Material provided:
'''
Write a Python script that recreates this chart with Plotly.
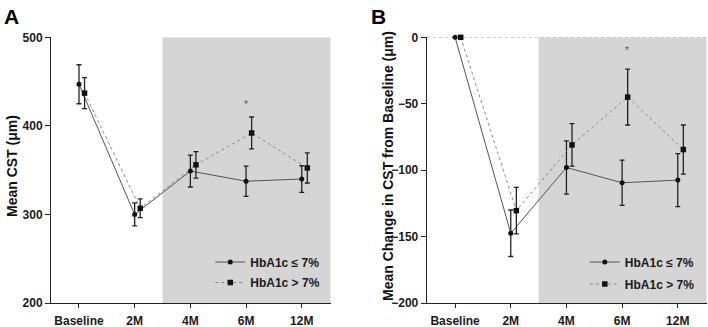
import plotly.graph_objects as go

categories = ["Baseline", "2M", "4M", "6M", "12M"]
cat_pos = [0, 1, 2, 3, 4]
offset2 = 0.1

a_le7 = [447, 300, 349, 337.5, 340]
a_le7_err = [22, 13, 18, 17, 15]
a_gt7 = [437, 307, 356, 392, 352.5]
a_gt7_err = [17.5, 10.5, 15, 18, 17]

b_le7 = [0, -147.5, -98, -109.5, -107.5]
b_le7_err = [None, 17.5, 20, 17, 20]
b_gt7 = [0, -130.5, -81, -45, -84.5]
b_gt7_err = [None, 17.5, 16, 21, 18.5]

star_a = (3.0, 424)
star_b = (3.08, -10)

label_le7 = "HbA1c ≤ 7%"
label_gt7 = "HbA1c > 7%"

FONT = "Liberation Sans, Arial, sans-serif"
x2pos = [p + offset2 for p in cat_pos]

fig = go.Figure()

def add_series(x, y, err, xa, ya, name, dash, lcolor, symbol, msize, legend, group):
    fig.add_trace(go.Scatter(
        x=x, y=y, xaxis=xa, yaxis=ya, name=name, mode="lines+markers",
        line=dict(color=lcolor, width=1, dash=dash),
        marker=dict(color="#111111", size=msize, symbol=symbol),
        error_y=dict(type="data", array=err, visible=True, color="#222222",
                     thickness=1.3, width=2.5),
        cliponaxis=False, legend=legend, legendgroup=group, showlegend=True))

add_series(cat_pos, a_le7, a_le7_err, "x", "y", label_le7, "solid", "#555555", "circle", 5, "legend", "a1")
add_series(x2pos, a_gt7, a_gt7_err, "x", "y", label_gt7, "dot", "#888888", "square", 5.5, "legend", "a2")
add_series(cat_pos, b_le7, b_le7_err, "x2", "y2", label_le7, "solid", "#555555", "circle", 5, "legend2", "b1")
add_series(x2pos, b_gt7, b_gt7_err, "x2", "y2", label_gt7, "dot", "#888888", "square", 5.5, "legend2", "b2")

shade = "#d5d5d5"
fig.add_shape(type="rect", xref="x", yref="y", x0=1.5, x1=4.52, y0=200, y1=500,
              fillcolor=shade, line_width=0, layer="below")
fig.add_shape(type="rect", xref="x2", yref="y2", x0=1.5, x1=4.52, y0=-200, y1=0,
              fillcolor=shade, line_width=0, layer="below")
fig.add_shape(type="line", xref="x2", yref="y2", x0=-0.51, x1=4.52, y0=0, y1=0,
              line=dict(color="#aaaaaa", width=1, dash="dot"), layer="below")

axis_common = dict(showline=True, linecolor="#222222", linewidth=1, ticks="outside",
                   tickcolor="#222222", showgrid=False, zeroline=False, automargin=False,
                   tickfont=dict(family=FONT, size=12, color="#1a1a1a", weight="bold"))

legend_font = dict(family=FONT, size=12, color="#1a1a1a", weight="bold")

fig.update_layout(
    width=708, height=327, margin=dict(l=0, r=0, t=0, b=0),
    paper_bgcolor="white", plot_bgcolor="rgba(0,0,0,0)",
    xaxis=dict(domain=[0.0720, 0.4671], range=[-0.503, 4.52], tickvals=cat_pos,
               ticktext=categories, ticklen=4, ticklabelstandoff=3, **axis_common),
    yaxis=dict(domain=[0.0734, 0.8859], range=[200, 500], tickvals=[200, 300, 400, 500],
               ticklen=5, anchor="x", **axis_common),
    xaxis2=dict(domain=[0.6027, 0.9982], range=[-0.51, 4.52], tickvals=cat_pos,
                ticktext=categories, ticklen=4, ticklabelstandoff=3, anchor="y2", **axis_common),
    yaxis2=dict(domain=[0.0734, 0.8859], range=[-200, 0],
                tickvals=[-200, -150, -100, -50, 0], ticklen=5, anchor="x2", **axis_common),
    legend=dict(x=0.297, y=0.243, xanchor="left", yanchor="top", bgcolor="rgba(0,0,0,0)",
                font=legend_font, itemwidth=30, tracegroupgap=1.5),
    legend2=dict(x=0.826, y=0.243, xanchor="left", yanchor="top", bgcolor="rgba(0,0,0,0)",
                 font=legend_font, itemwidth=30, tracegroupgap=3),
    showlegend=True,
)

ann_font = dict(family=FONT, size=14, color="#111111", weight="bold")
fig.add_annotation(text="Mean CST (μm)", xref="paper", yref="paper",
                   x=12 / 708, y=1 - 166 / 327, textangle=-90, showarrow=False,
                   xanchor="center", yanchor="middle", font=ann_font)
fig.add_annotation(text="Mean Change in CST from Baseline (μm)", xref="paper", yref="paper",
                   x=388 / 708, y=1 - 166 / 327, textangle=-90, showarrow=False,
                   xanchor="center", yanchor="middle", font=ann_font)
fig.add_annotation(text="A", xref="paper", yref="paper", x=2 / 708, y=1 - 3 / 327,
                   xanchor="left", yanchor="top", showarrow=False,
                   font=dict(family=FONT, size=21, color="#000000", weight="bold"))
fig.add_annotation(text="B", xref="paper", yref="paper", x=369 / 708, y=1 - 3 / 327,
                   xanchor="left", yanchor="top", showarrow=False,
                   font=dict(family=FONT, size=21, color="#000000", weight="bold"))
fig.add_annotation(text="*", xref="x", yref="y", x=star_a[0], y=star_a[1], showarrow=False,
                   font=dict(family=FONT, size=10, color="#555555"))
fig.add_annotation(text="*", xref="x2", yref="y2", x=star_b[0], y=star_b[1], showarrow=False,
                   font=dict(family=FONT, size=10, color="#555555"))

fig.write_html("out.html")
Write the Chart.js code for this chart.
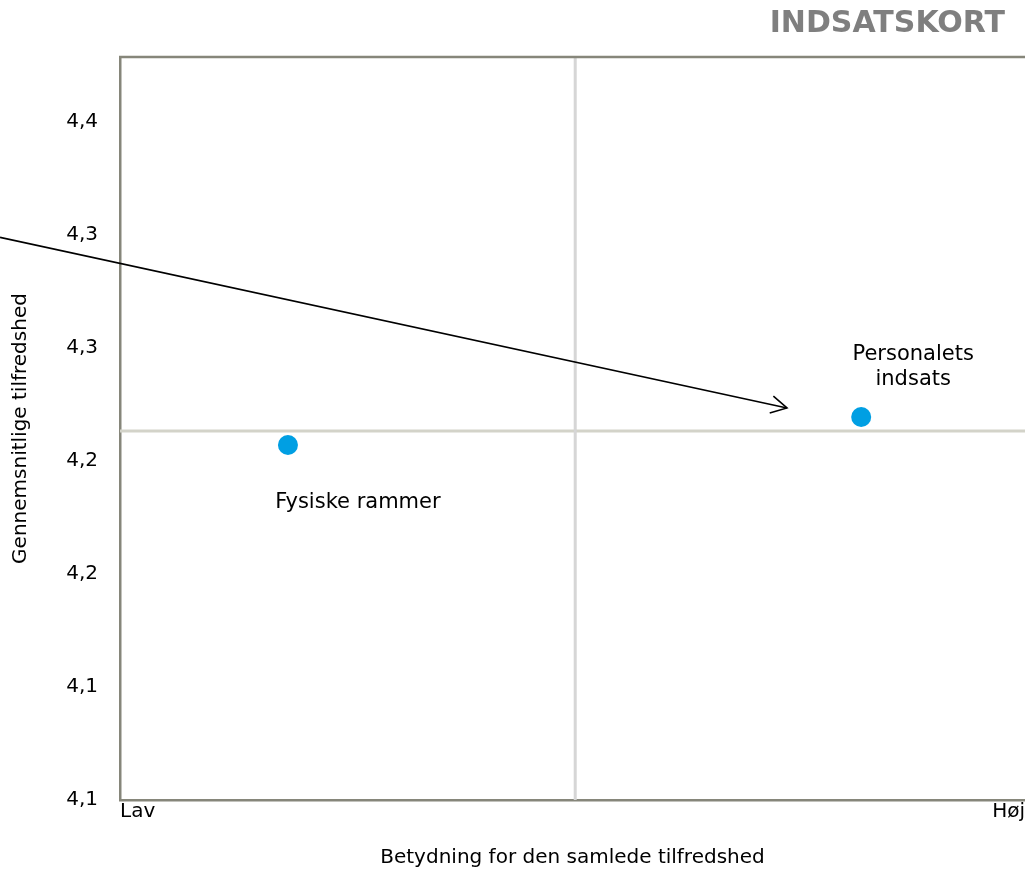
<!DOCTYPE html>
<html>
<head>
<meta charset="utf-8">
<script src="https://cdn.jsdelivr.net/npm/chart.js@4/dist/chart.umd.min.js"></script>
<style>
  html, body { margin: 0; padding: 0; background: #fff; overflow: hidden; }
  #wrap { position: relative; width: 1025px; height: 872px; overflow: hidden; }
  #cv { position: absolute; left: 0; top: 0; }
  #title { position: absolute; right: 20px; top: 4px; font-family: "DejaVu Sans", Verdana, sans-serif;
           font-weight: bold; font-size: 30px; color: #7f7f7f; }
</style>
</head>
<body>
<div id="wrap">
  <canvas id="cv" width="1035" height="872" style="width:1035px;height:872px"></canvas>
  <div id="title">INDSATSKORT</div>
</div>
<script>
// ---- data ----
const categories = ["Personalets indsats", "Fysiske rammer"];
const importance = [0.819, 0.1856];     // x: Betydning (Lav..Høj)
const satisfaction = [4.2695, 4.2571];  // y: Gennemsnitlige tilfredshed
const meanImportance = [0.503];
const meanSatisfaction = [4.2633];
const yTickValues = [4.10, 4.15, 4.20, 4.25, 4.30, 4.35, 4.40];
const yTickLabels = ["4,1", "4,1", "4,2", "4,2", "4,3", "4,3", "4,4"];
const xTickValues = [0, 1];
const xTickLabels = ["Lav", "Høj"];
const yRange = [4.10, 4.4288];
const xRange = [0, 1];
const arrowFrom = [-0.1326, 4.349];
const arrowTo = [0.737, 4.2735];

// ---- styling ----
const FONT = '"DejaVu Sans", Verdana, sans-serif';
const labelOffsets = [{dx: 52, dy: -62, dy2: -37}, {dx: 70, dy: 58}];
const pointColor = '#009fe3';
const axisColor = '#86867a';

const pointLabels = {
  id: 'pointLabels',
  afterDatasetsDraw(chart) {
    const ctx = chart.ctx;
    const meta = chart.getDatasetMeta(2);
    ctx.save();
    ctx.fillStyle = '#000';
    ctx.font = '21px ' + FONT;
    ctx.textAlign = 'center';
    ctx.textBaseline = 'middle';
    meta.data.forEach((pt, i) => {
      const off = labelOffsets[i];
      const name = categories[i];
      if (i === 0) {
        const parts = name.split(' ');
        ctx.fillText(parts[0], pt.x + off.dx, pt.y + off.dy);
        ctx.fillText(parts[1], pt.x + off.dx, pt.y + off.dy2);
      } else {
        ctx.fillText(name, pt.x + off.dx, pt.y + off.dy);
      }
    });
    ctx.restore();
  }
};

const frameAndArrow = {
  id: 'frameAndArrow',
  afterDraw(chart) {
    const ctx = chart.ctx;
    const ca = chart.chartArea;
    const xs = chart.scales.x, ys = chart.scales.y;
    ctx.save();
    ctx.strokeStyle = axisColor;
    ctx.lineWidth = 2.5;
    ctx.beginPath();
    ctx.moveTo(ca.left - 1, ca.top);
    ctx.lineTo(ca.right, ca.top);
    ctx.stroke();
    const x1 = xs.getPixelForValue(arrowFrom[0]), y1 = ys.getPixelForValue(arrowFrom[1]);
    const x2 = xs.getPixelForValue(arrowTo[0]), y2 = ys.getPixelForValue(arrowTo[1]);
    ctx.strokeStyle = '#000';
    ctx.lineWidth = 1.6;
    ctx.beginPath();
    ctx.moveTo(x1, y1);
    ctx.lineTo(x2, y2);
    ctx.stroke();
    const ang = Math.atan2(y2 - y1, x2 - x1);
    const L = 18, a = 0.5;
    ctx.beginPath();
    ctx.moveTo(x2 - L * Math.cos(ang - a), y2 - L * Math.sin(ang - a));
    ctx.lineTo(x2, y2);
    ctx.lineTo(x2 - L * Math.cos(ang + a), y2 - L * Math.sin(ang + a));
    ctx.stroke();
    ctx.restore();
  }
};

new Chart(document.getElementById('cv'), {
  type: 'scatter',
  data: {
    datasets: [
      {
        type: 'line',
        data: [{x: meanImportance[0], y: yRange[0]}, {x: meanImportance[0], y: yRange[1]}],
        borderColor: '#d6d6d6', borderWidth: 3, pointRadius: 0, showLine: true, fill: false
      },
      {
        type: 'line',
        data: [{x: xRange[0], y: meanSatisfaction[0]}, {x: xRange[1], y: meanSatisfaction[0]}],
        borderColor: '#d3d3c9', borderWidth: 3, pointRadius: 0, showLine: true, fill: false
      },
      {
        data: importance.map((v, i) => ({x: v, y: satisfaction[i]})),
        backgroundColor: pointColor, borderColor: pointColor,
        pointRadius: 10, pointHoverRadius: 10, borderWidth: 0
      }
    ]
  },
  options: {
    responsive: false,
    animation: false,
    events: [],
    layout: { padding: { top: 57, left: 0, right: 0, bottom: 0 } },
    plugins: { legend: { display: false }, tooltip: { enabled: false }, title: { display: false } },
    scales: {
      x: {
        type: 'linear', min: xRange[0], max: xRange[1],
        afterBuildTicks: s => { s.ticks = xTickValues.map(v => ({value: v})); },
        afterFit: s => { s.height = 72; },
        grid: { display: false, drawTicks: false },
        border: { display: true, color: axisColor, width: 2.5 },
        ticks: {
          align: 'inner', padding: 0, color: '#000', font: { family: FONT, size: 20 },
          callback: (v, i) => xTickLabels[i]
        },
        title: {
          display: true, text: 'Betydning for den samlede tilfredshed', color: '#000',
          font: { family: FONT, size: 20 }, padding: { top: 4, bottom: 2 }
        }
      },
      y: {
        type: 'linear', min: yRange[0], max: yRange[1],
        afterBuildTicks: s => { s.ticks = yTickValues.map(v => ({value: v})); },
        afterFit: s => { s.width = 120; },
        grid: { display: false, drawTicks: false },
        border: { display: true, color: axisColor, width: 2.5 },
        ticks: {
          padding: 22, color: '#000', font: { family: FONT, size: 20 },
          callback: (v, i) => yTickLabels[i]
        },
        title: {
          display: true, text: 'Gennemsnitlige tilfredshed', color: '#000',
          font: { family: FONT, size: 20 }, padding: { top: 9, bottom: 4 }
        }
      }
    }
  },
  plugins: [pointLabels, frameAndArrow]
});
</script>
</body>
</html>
'''
Goal:
Give the lines again word for word, from the start of the records to the line holding "offset2 = 0.1", both included, and leave out any picture.

Exercise result:
Write a Python script that recreates this chart with Plotly.
import plotly.graph_objects as go

categories = ["Baseline", "2M", "4M", "6M", "12M"]
cat_pos = [0, 1, 2, 3, 4]
offset2 = 0.1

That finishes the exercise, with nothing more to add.